- Jean Louis
- Born: 1785 Saint-Domingue/Haiti
- Died: 1865 (aged 79–80) Montpellier
- Buried: Montpellier
- Allegiance: France
- Unit: 32nd Regiment of the 3rd Division

= Jean-Louis Michel (fencer) =

Jean-Louis Michel (1785–1865) was a Haitian master in the art of fencing, sometimes hailed as the foremost exponent of the art of fencing in the nineteenth century.

==Biography==

===Early life===

Jean-Louis was born in Saint-Domingue (now Haiti) in 1785. His father was a fencing coach for the French army
In his youth, Jean Louis took part in a winner take all tournament to the death. In the final Jean-Louis, a slight man of around 5' 2", duelled for 1 whole hour with a Spanish opponent who was 6 ft tall. Then as the Spaniard lost concentration Jean-Louis finished him.

===In Napoleon's Army===

Jean-Louis served as a soldier in the French army under Napoleon.

He was most famous for a series of regimental duels held outside Madrid, Spain, in 1814. Italian soldiers from the 1st Regiment and French soldiers from the 32nd Regiment of the 3rd Division of the French Army quarreled.

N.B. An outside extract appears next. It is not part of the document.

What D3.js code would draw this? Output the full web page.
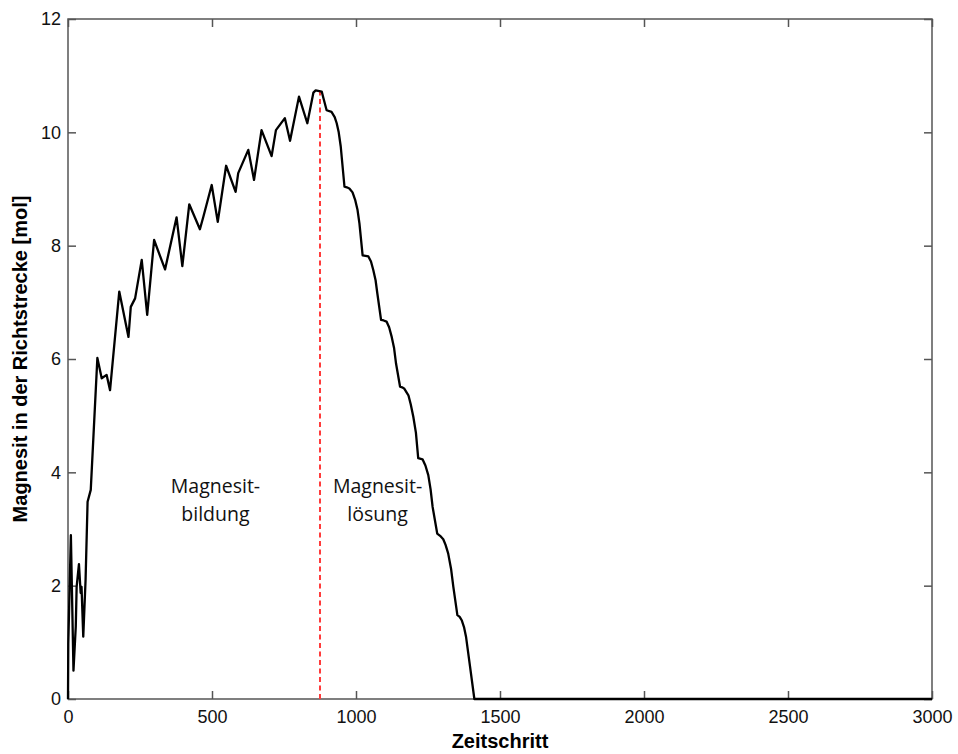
<!DOCTYPE html>
<html>
<head>
<meta charset="utf-8">
<script src="https://cdn.jsdelivr.net/npm/d3@7"></script>
<style>
  body { margin: 0; background: #fff; }
  text { font-family: Arial, "Liberation Sans", sans-serif; }
</style>
</head>
<body>
<div id="chart"></div>
<script>
// Values
var timeSteps = [0, 1, 10, 15, 19, 27, 30, 38, 44, 47, 53, 61, 68, 79, 102, 117, 134, 146, 178, 210,
  218, 233, 256, 275, 299, 337, 377, 397, 421, 458, 470, 499, 520, 549, 582, 591, 626, 646, 672, 707,
  722, 753, 771, 802, 831, 852, 860, 881, 887, 898, 915, 926, 933, 940, 947, 960, 968, 977, 988, 997, 1005, 1012, 1023,
  1033, 1043, 1052, 1060, 1068, 1074, 1087, 1096, 1106, 1115, 1124, 1132, 1139, 1153, 1160, 1167, 1182, 1190, 1199, 1208, 1216,
  1231, 1241, 1251, 1259, 1266, 1282, 1292, 1303, 1311, 1320, 1330, 1338, 1352, 1360, 1367, 1375, 1382, 1396, 1411,
  3000];
var magnesit = [0, 0.98, 2.89, 1.57, 0.5, 1.28, 1.98, 2.38, 1.87, 1.98, 1.1, 2.1, 3.48, 3.69, 6.02, 5.66, 5.72, 5.45, 7.19, 6.39,
  6.92, 7.07, 7.75, 6.78, 8.1, 7.58, 8.5, 7.64, 8.73, 8.29, 8.51, 9.07, 8.42, 9.41, 8.95, 9.28, 9.69, 9.16, 10.04, 9.58,
  10.04, 10.25, 9.85, 10.63, 10.16, 10.7, 10.74, 10.72, 10.6, 10.39, 10.36, 10.27, 10.16, 10.0, 9.75, 9.04, 9.03, 9.01, 8.94, 8.81, 8.64, 8.39, 7.83,
  7.82, 7.81, 7.72, 7.57, 7.39, 7.16, 6.69, 6.68, 6.66, 6.56, 6.39, 6.2, 5.92, 5.51, 5.5, 5.48, 5.36, 5.2, 4.98, 4.7, 4.25,
  4.23, 4.12, 3.95, 3.7, 3.39, 2.92, 2.88, 2.82, 2.72, 2.57, 2.3, 1.98, 1.48, 1.45, 1.39, 1.27, 1.10, 0.57, 0,
  0];
var xTicks = [0, 500, 1000, 1500, 2000, 2500, 3000];
var yTicks = [0, 2, 4, 6, 8, 10, 12];
var switchStep = 875;      // end of Magnesitbildung
var switchTop = 10.72;
var phaseLabels = [
  {x: 512, lines: ["Magnesit-", "bildung"]},
  {x: 1075, lines: ["Magnesit-", "lösung"]}
];

var margin = {top: 19, right: 26, bottom: 55, left: 68},
    width = 958 - margin.left - margin.right,
    height = 754 - margin.top - margin.bottom;

var svg = d3.select("#chart")
  .append("svg")
    .attr("width", 958)
    .attr("height", 754)
  .append("g")
    .attr("transform", `translate(${margin.left},${margin.top})`);

var x = d3.scaleLinear().domain([0, 3000]).range([0, width]);
var y = d3.scaleLinear().domain([0, 12]).range([height, 0]);

var axisColor = "#555";

// Axes with inward ticks on all four sides
var xAxis = svg.append("g")
  .attr("transform", `translate(0,${height})`)
  .call(d3.axisBottom(x).tickValues(xTicks).tickFormat(d3.format("d"))
    .tickSizeInner(-8).tickSizeOuter(0).tickPadding(11));
var yAxis = svg.append("g")
  .call(d3.axisLeft(y).tickValues(yTicks).tickFormat(d3.format("d"))
    .tickSizeInner(-8).tickSizeOuter(0).tickPadding(7));
var xTop = svg.append("g")
  .call(d3.axisTop(x).tickValues(xTicks).tickSizeInner(-8).tickSizeOuter(0).tickFormat(""));
var yRight = svg.append("g")
  .attr("transform", `translate(${width},0)`)
  .call(d3.axisRight(y).tickValues(yTicks).tickSizeInner(-8).tickSizeOuter(0).tickFormat(""));

[xAxis, yAxis, xTop, yRight].forEach(function(a) {
  a.select(".domain").remove();
  a.selectAll("line").attr("stroke", axisColor).attr("stroke-width", 1.5);
  a.selectAll("text").attr("fill", "#111").style("font-size", "18px");
});

// Frame
svg.append("rect")
  .attr("width", width)
  .attr("height", height)
  .attr("fill", "none")
  .attr("stroke", axisColor)
  .attr("stroke-width", 1.5);

// Phase boundary
svg.append("line")
  .attr("x1", x(switchStep)).attr("x2", x(switchStep))
  .attr("y1", y(0)).attr("y2", y(switchTop))
  .attr("stroke", "#ff3b3b")
  .attr("stroke-width", 2)
  .attr("stroke-dasharray", "5,3.5");

// Curve
var data = timeSteps.map((t, i) => ({t: t, v: magnesit[i]}));
svg.append("path")
  .datum(data)
  .attr("fill", "none")
  .attr("stroke", "#000")
  .attr("stroke-width", 2.3)
  .attr("stroke-linejoin", "round")
  .attr("d", d3.line()
    .x(d => x(d.t))
    .y(d => y(d.v)));

// Phase labels
phaseLabels.forEach(function(p) {
  var t = svg.append("text")
    .attr("text-anchor", "middle")
    .style("font-family", "'Open Sans', 'Noto Sans', sans-serif")
    .style("font-size", "19.5px")
    .attr("fill", "#111");
  p.lines.forEach(function(l, i) {
    t.append("tspan")
      .attr("x", x(p.x))
      .attr("y", y(3.64) + i * 28)
      .text(l);
  });
});

// Axis titles
svg.append("text")
  .attr("x", width / 2)
  .attr("y", height + 49)
  .attr("text-anchor", "middle")
  .style("font-size", "20px")
  .style("font-weight", "bold")
  .text("Zeitschritt");

svg.append("text")
  .attr("transform", `translate(${-margin.left + 27},${height / 2}) rotate(-90)`)
  .attr("text-anchor", "middle")
  .style("font-size", "20px")
  .style("font-weight", "bold")
  .text("Magnesit in der Richtstrecke [mol]");
</script>
</body>
</html>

Within 40 minutes, Jean-Louis is reputed to have killed three Italian masters including the Florentine master, Giacomo Ferrari, and wounded 10 others with 27 thrusts.

On another occasion, having been subject to repeated insults, he insisted in defending himself using only a training foil against a larger opponent armed with a rapier. Jean Louis adopted the most familiar tactic of retreating until his opponent tired himself with a series of clumsy attacks, whereupon he suddenly parried strongly and riposted with a wicked slash to the face, thereby teaching him a lesson in humility.

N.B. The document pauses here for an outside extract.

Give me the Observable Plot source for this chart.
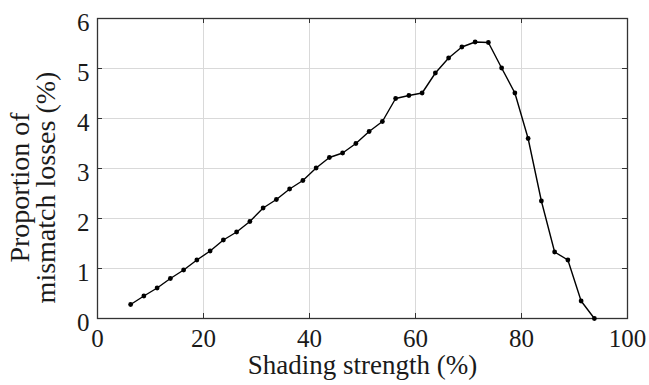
<!DOCTYPE html>
<html>
<head>
<meta charset="utf-8">
<script src="https://cdn.jsdelivr.net/npm/d3@7"></script>
<script src="https://cdn.jsdelivr.net/npm/@observablehq/plot@0.6"></script>
<style>
  html, body { margin: 0; padding: 0; background: #fff; }
  #chart svg { display: block; }
  #chart svg text { font-family: "Liberation Serif", "Times New Roman", serif !important; }
</style>
</head>
<body>
<div id="chart"></div>
<script>
const shading = [6.25, 8.75, 11.25, 13.75, 16.25, 18.75, 21.25, 23.75, 26.25, 28.75,
  31.25, 33.75, 36.25, 38.75, 41.25, 43.75, 46.25, 48.75, 51.25, 53.75,
  56.25, 58.75, 61.25, 63.75, 66.25, 68.75, 71.25, 73.75, 76.25, 78.75,
  81.25, 83.75, 86.25, 88.75, 91.25, 93.75];
const losses = [0.28, 0.45, 0.61, 0.80, 0.97, 1.17, 1.35, 1.57, 1.73, 1.94,
  2.21, 2.38, 2.59, 2.76, 3.01, 3.22, 3.31, 3.50, 3.74, 3.94,
  4.40, 4.46, 4.51, 4.91, 5.21, 5.43, 5.53, 5.52, 5.01, 4.51,
  3.60, 2.35, 1.33, 1.17, 0.35, 0.00];
const xTicks = [0, 20, 40, 60, 80, 100];
const yTicks = [0, 1, 2, 3, 4, 5, 6];
const xTitle = "Shading strength (%)";
const yTitle = "Proportion of\nmismatch losses (%)";

const data = shading.map((s, i) => ({s, v: losses[i]}));
const font = "Liberation Serif, Times New Roman, serif";
const fmt = d3.format("d");
const ink = "#1a1a1a";
const tickColor = "#333";

const chart = Plot.plot({
  width: 649,
  height: 385,
  marginTop: 18,
  marginRight: 22,
  marginBottom: 67,
  marginLeft: 97,
  style: {fontFamily: font, background: "#fff", color: ink},
  x: {domain: [0, 100], ticks: xTicks},
  y: {domain: [0, 6], ticks: yTicks},
  marks: [
    Plot.gridX(xTicks, {stroke: "#d9d9d9", strokeOpacity: 1}),
    Plot.gridY(yTicks, {stroke: "#d9d9d9", strokeOpacity: 1}),
    // inward tick marks on all four sides
    Plot.ruleX(xTicks, {stroke: tickColor, insetTop: 295}),
    Plot.ruleX(xTicks, {stroke: tickColor, insetBottom: 295}),
    Plot.ruleY(yTicks, {stroke: tickColor, insetRight: 525}),
    Plot.ruleY(yTicks, {stroke: tickColor, insetLeft: 525}),
    Plot.axisX(xTicks, {anchor: "bottom", tickSize: 0, tickPadding: 11, tickFormat: fmt,
      fontSize: 25, fontFamily: font, fill: ink, label: null}),
    Plot.axisY(yTicks, {anchor: "left", tickSize: 0, tickPadding: 8, dy: 4, tickFormat: fmt,
      fontSize: 25, fontFamily: font, fill: ink, label: null}),
    Plot.frame({stroke: "#333", strokeWidth: 1.3}),
    Plot.line(data, {x: "s", y: "v", stroke: "#000", strokeWidth: 1.4}),
    Plot.dot(data, {x: "s", y: "v", r: 2.4, fill: "#000", stroke: "none"}),
    Plot.text([xTitle], {frameAnchor: "bottom", textAnchor: "middle", lineAnchor: "top", dy: 36,
      fontSize: 27, fontFamily: font, fill: ink}),
    Plot.text([yTitle], {frameAnchor: "left", textAnchor: "middle", rotate: -90, lineAnchor: "middle",
      lineHeight: 0.95, dx: -64, dy: 19, fontSize: 28, fontFamily: font, fill: ink})
  ]
});
document.getElementById("chart").appendChild(chart);
</script>
</body>
</html>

On July 29, 1814, Jean-Louis was knighted by the Legion of Honour

===Retirement===

He refused a commission, and in 1830, he retired to Montpellier, where he opened a fencing school. In later life he taught that fencing to the death was a blight on society.

He was married to Joséfa Montes, a Spaniard, and they had a daughter who became a fencing champion.

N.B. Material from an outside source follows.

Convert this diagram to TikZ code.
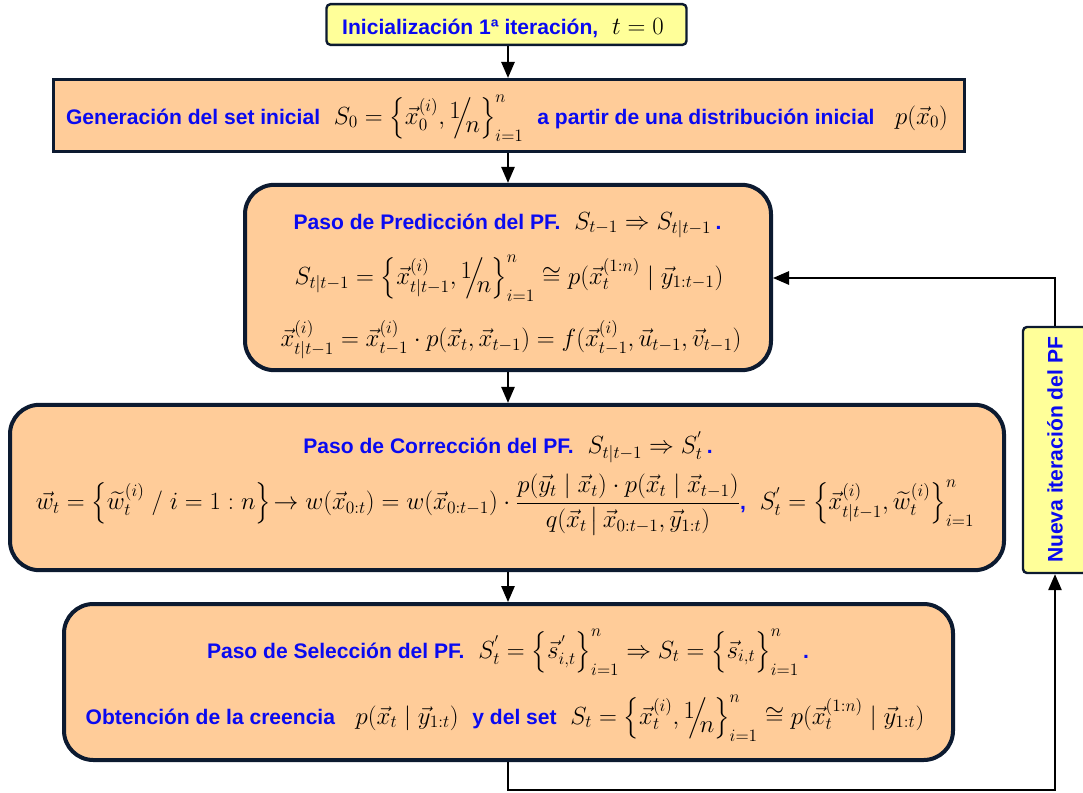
\RequirePackage{fix-cm}
\documentclass[tikz,border=0pt]{standalone}
\usepackage{amsmath}
\usepackage{fontspec}
\setmainfont{Liberation Sans}
\usetikzlibrary{arrows.meta}
\definecolor{tblue}{RGB}{10,10,240}
\definecolor{boxfill}{RGB}{255,204,153}
\definecolor{yfill}{RGB}{255,255,153}
\definecolor{navy}{RGB}{12,26,48}
\newcommand{\bt}[1]{{\fontsize{15.8}{18}\selectfont\bfseries\color{tblue}#1}}
\newcommand{\sfr}{\raisebox{0.45ex}{$1$}\mkern-5mu\Big/\mkern-5mu\raisebox{-0.6ex}{$n$}}
\newcommand{\vx}{\vec{x}}
\newcommand{\vy}{\vec{y}}
\newcommand{\lb}{\Bigl\{}
\newcommand{\rb}{\Bigr\}}
\begin{document}
\begin{tikzpicture}[x=0.75pt,y=-0.75pt,
  box/.style={draw=navy, fill=boxfill, line width=2.4pt, inner sep=0pt},
  rbox/.style={box, line width=3pt, rounded corners=22pt},
  ybox/.style={draw=navy, fill=yfill, line width=1.8pt, inner sep=0pt, rounded corners=3pt},
  txt/.style={inner sep=0pt, font=\fontsize{18.6}{22}\selectfont},
  conn/.style={line width=1.3pt, -{Triangle[length=12pt,width=10pt]}}]
\useasboundingbox (0,0) rectangle (1083,793);
\coordinate (col) at (508,0);
% boxes
\node[ybox, minimum width=270pt, minimum height=30.5pt] (init) at (506.5,24.5) {};
\node[box, minimum width=683pt, minimum height=54pt] (gen) at (509,115.5) {};
\node[rbox, minimum width=394.5pt, minimum height=139pt] (pred) at (508,277.5) {};
\node[rbox, minimum width=745.5pt, minimum height=124pt] (corr) at (507,487.5) {};
\node[rbox, minimum width=666.75pt, minimum height=117pt] (sel) at (508.5,682) {};
\node[ybox, minimum width=48pt, minimum height=184.5pt] (nueva) at (1055,450) {};
% texts
\node[txt] (init-t) at (503,28) {\bt{Inicialización 1ª iteración,}\; $t=0$};
\node[txt] (gen-t) at (507,118) {\bt{Generación del set inicial}\; $S_0=\lb\vx_0^{(i)},\sfr\rb_{i=1}^{n}$\; \bt{a partir de una distribución inicial}\;\; $p(\vx_0)$};
\node[txt] (pred-1) at (507.5,225) {\bt{Paso de Predicción del PF.}\; $S_{t-1}\Rightarrow S_{t|t-1}$\,\bt{.}};
\node[txt] (pred-2) at (509,278) {$S_{t|t-1}=\lb\vx_{t|t-1}^{(i)},\sfr\rb_{i=1}^{n}\cong p(\vx_t^{(1:n)}\mid\vy_{1:t-1})$};
\node[txt] (pred-3) at (511,340) {$\vx_{t|t-1}^{(i)}=\vx_{t-1}^{(i)}\cdot p(\vx_t,\vx_{t-1})=f(\vx_{t-1}^{(i)},\vec{u}_{t-1},\vec{v}_{t-1})$};
\node[txt] (corr-1) at (508,447) {\bt{Paso de Corrección del PF.}\; $S_{t|t-1}\Rightarrow S_t^{'}$\,\bt{.}};
\node[txt] (corr-2) at (505,505) {$\vec{w}_t=\lb\widetilde{w}_t^{(i)}\;/\;i=1:n\rb\!\rightarrow w(\vx_{0:t})=w(\vx_{0:t-1})\cdot\dfrac{p(\vy_t\mid\vx_t)\cdot p(\vx_t\mid\vx_{t-1})}{q(\vx_t\,\big|\,\vx_{0:t-1},\vy_{1:t})}$\bt{,}\; $S_t^{'}=\lb\vx_{t|t-1}^{(i)},\widetilde{w}_t^{(i)}\rb_{i=1}^{n}$};
\node[txt] (sel-1) at (508,652) {\bt{Paso de Selección del PF.}\; $S_t^{'}=\lb\vec{s}_{i,t}^{\,'}\rb_{i=1}^{n}\Rightarrow S_t=\lb\vec{s}_{i,t}\rb_{i=1}^{n}$\,\bt{.}};
\node[txt] (sel-2) at (505,718) {\bt{Obtención de la creencia}\;\; $p(\vx_t\mid\vy_{1:t})$\; \bt{y del set}\; $S_t=\lb\vx_t^{(i)},\sfr\rb_{i=1}^{n}\cong p(\vx_t^{(1:n)}\mid\vy_{1:t})$};
\node[inner sep=0pt, rotate=90] (nueva-t) at (nueva) {\bt{Nueva iteración del PF}};
% connectors
\draw[conn] (init.south -| col) -- (gen.north -| col);
\draw[conn] (gen.south -| col) -- (pred.north -| col);
\draw[conn] (pred.south -| col) -- (corr.north -| col);
\draw[conn] (corr.south -| col) -- (sel.north -| col);
\coordinate (b1) at (508,790);
\coordinate (t1) at (1055,278);
\draw[conn] (sel.south -| col) -- (b1) -| (nueva.south);
\draw[conn] (nueva.north) -- (t1) -- (t1 -| pred.east);
\end{tikzpicture}
\end{document}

In 1857, he was awarded the Medal of Saint Helena by Napoleon III

==Legacy==

His style, which emphasised the conservation of movement, was a major influence on the French school of fencing, despite leaving no written record. This also led to his attempts to remove tierce from the classic parries.

He is credited with the sayings, "A foil should be held as one holds a little bird; not so tightly as to crush it, but just enough to prevent it escaping from the hand.", and "Fencing is the art of conciliation."

Vigeant said of him "Jean-Louis' face which appeared hard at first meeting, hid a soul of great goodness and generosity."

A Paris club continued his legacy named Salle D'Armes Jean Louis around 1900. The club had notable fencers at the club including M Broutin, Alphonse Kirchhoffer (Olympic silver medallist) and Léopold Ramus (6th at the Olympics).

The New Zealand fencing club, Salle Jean Louis, has a direct link to Jean Louis himself, through his Prevost, one Emmanuel Broutin to his son C. Leon Broutin, to two English fencers (John and Victor Millard), to Bert Raper. Salle Jean Louis was founded in Auckland by Bert Raper in 1955. He in turn instructed Brian Pickworth and Dot Guard.

The "Jean Louis" fencing style which was passed down was quite different to modern styles, with a central on guard position. As a result, fencers would develop a universal circular quarte parry, keeping the point on target followed by a quick direct riposte. This simple strategy mixed with excellent footwork meant that a beginner fencer was a very difficult opponent.